Thesis vs Journal Article: A Comprehensive Comparison
In the world of academia, two prominent forms of scholarly writing are the Thesis and the Journal Article. While both contribute to the advancement of knowledge and showcase research skills, they have distinct characteristics and serve different purposes. Understanding the differences between a thesis and a journal article is crucial for researchers, scholars, and students. In this article, we will provide a detailed and insightful comparison of these two forms of academic writing, examining their purpose, structure, audience, and publication process.
A thesis serves as a comprehensive demonstration of a student’s ability to conduct independent research, analyze data, and contribute original insights to their field of study. Its primary purpose is to fulfill the requirements for the completion of a degree, whether it be a master’s or a doctoral program. A thesis delves deep into a specific research problem, addressing gaps in existing knowledge and making a unique contribution to the field.
On the other hand, a journal article focuses on the dissemination of research findings to the wider academic community. Its purpose is to contribute to the existing body of knowledge, engage in scholarly discourse, and facilitate further research. Journal articles are typically more specific in scope, targeting a particular research question or hypothesis, and highlighting the significance of the findings within the context of the field.
Thesis and journal articles follow different structures to fulfill their respective purposes.
A thesis typically consists of several chapters, including an introduction, literature review, methodology, results, discussion, and conclusion.
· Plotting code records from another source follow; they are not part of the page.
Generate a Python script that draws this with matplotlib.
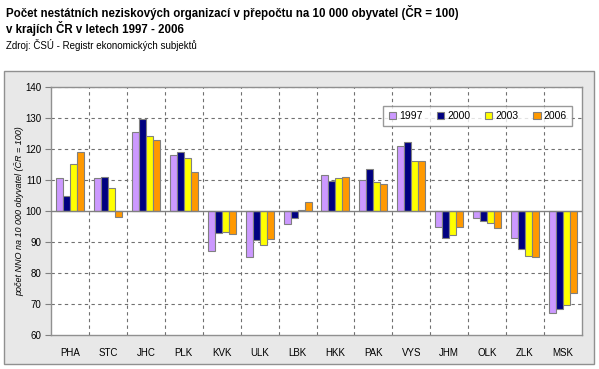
import matplotlib.pyplot as plt
import numpy as np
from matplotlib.patches import Rectangle

plt.rcParams['font.family'] = ['Liberation Sans', 'DejaVu Sans']

regions = ["PHA", "STC", "JHC", "PLK", "KVK", "ULK", "LBK",
           "HKK", "PAK", "VYS", "JHM", "OLK", "ZLK", "MSK"]
years = ["1997", "2000", "2003", "2006"]

v1997 = [110.7, 110.7, 125.5, 118.1, 87.2, 85.3, 95.7, 111.6, 110.1, 121.0, 94.9, 97.9, 91.4, 67.0]
v2000 = [104.9, 111.0, 129.8, 119.0, 92.8, 90.8, 97.9, 109.7, 113.6, 122.3, 91.4, 96.9, 87.9, 68.3]
v2003 = [115.2, 107.4, 124.2, 117.1, 93.3, 89.1, 100.3, 110.7, 109.4, 116.2, 92.1, 96.0, 85.6, 69.8]
v2006 = [119.0, 98.1, 122.9, 112.6, 92.7, 91.1, 103.0, 111.0, 108.7, 116.2, 94.9, 94.6, 85.3, 73.4]

colors = ["#CC99FF", "#000080", "#FFFF00", "#FF9900"]

W, H = 599, 369
fig = plt.figure(figsize=(W / 100, H / 100), dpi=100)
fig.patch.set_facecolor("white")

# grey chart panel
fig.patches.append(Rectangle((4 / W, 1 - 364 / H), 590 / W, 293 / H,
                             transform=fig.transFigure, facecolor="#E8E8E8",
                             edgecolor="#909090", linewidth=1, zorder=0))

fig.text(6 / W, 1 - 12 / H, "Počet nestátních neziskových organizací v přepočtu na 10 000 obyvatel (ČR = 100)",
         fontsize=8.3, fontweight="bold", va="center", ha="left")
fig.text(6 / W, 1 - 29 / H, "v krajích ČR v letech 1997 - 2006",
         fontsize=8.3, fontweight="bold", va="center", ha="left")
fig.text(6 / W, 1 - 45 / H, "Zdroj: ČSÚ - Registr ekonomických subjektů",
         fontsize=7, va="center", ha="left")

ax = fig.add_axes([51 / W, 1 - 335 / H, 531 / W, 248 / H])
ax.set_zorder(2)
ax.set_facecolor("white")

x = np.arange(len(regions))
w = 0.185
for i, (vals, c, yr) in enumerate(zip([v1997, v2000, v2003, v2006], colors, years)):
    vals = np.array(vals)
    ax.bar(x + (i - 1.5) * w, vals - 100, bottom=100, width=w, color=c,
           edgecolor="#808080", linewidth=0.8, label=yr, zorder=3)

ax.set_xlim(-0.5, len(regions) - 0.5)
ax.set_ylim(60, 140)
ax.set_yticks(range(60, 141, 10))
ax.set_xticks(x)
ax.set_xticklabels(regions, fontsize=7)
ax.tick_params(axis="x", length=0, pad=9)
ax.tick_params(axis="y", labelsize=7, length=4, color="#808080", pad=3)

for yv in range(70, 141, 10):
    if yv != 100:
        ax.axhline(yv, color="#707070", linestyle=(0, (3, 3)), linewidth=0.8, zorder=1)
for xv in np.arange(0.5, len(regions) - 0.5, 1):
    ax.axvline(xv, color="#707070", linestyle=(0, (3, 3)), linewidth=0.8, zorder=1)
ax.axhline(100, color="#808080", linewidth=1, zorder=4)

for s in ax.spines.values():
    s.set_color("#909090")
    s.set_linewidth(1)

ax.set_ylabel("počet NNO na 10 000 obyvatel (ČR = 100)", fontsize=6.5,
              style="italic")
ax.yaxis.set_label_coords(-0.05, 0.5)

leg = ax.legend(loc="upper right", bbox_to_anchor=(572 / W, 1 - 106 / H),
                bbox_transform=fig.transFigure, ncol=4, fontsize=7.5,
                frameon=True, fancybox=False, handlelength=0.7, handleheight=0.7,
                handletextpad=0.3, columnspacing=1.4, borderpad=0.5,
                borderaxespad=0)
leg.get_frame().set_edgecolor("#808080")
leg.get_frame().set_linewidth(1)
leg.set_zorder(10)

fig.savefig("out.png", dpi=100)
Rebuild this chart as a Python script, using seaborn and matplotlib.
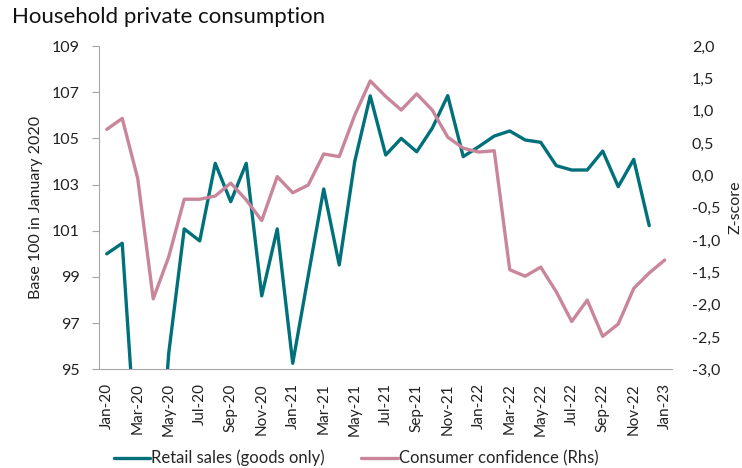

These chapters are interconnected, forming a cohesive narrative that showcases the student’s research journey. Additionally, a thesis may include supplementary sections such as an abstract, acknowledgments, and appendices. The structure of a thesis allows for an extensive exploration of the research problem, thorough analysis of the findings, and comprehensive discussion of their implications.
In contrast, a journal article adheres to a more concise and standardized structure. It typically includes an abstract, introduction, methodology, results, discussion, and conclusion. Journal articles are focused and aim to present the research in a clear and concise manner within the limited word count set by the target journal. The structure of a journal article emphasizes brevity, with a specific focus on the key findings and their implications.
Audience and Publication
Theses and journal articles differ in their target audience and publication process.
Theses are primarily intended for academic evaluation and examination. They are typically assessed by a committee of professors or experts in the field. Theses contribute to the existing body of knowledge within a specific discipline, but they are not usually published in academic journals. While some theses may be made available through institutional repositories, their primary audience is the academic community within the student’s institution.
Journal articles, on the other hand, target a broader audience of researchers, scholars, and practitioners in the field. They undergo a rigorous peer-review process, where experts in the field assess the quality, validity, and contribution of the research. Successful publication in a reputable journal allows researchers to share their findings with the wider academic community, receive feedback, and contribute to ongoing scholarly discussions.
Length and Depth
Another significant difference between theses and journal articles lies in their length and depth.
Theses are typically longer and more extensive in terms of content. They require students to conduct comprehensive research, provide detailed literature reviews, and present thorough analyses. The length of a thesis can vary depending on the field and degree level, ranging from tens to hundreds of pages. This length allows for an in-depth exploration of the research problem and the incorporation of relevant theoretical frameworks and methodologies.
Journal articles, on the other hand, are generally shorter and more concise. They aim to present the research findings within the constraints of the target journal’s word count limitations. Journal articles can range from a few thousand words to around 8,000 words, depending on the journal’s requirements. The brevity of journal articles necessitates clear and focused writing, emphasizing the key findings, their interpretation, and their implications for the field. While the depth of analysis may be more limited compared to a thesis, journal articles are expected to provide sufficient information for other researchers to understand and build upon the presented research.
Citation and Referencing
Both theses and journal articles require accurate and comprehensive referencing to acknowledge the contributions of other researchers and provide credibility to the work.
In the case of theses, referencing is typically more extensive, as they involve comprehensive literature reviews and incorporate a broader range of sources. Theses follow specific citation styles, such as APA, MLA, or Chicago, as per the guidelines provided by the institution or department.
Journal articles also adhere to specific citation styles determined by the target journal. However, the referencing in journal articles tends to be more focused on the specific literature and studies directly relevant to the research question at hand. The emphasis is on providing adequate support for the key arguments and findings presented in the article.
The thesis and the journal article are distinct forms of academic writing, each with its own purpose, structure, audience, and publication process.
Theses demonstrate a student’s research capabilities and contribute original insights to their field of study. They are comprehensive in scope, consisting of several chapters that explore the research problem in depth. Theses are primarily evaluated by academic committees and are not typically published in academic journals.
Journal articles, on the other hand, aim to disseminate research findings to the wider academic community. They focus on specific research questions and contribute to existing knowledge. Journal articles follow a concise and standardized structure, adhering to the guidelines of the target journal. They undergo rigorous peer review and are published in reputable journals to reach a broader audience.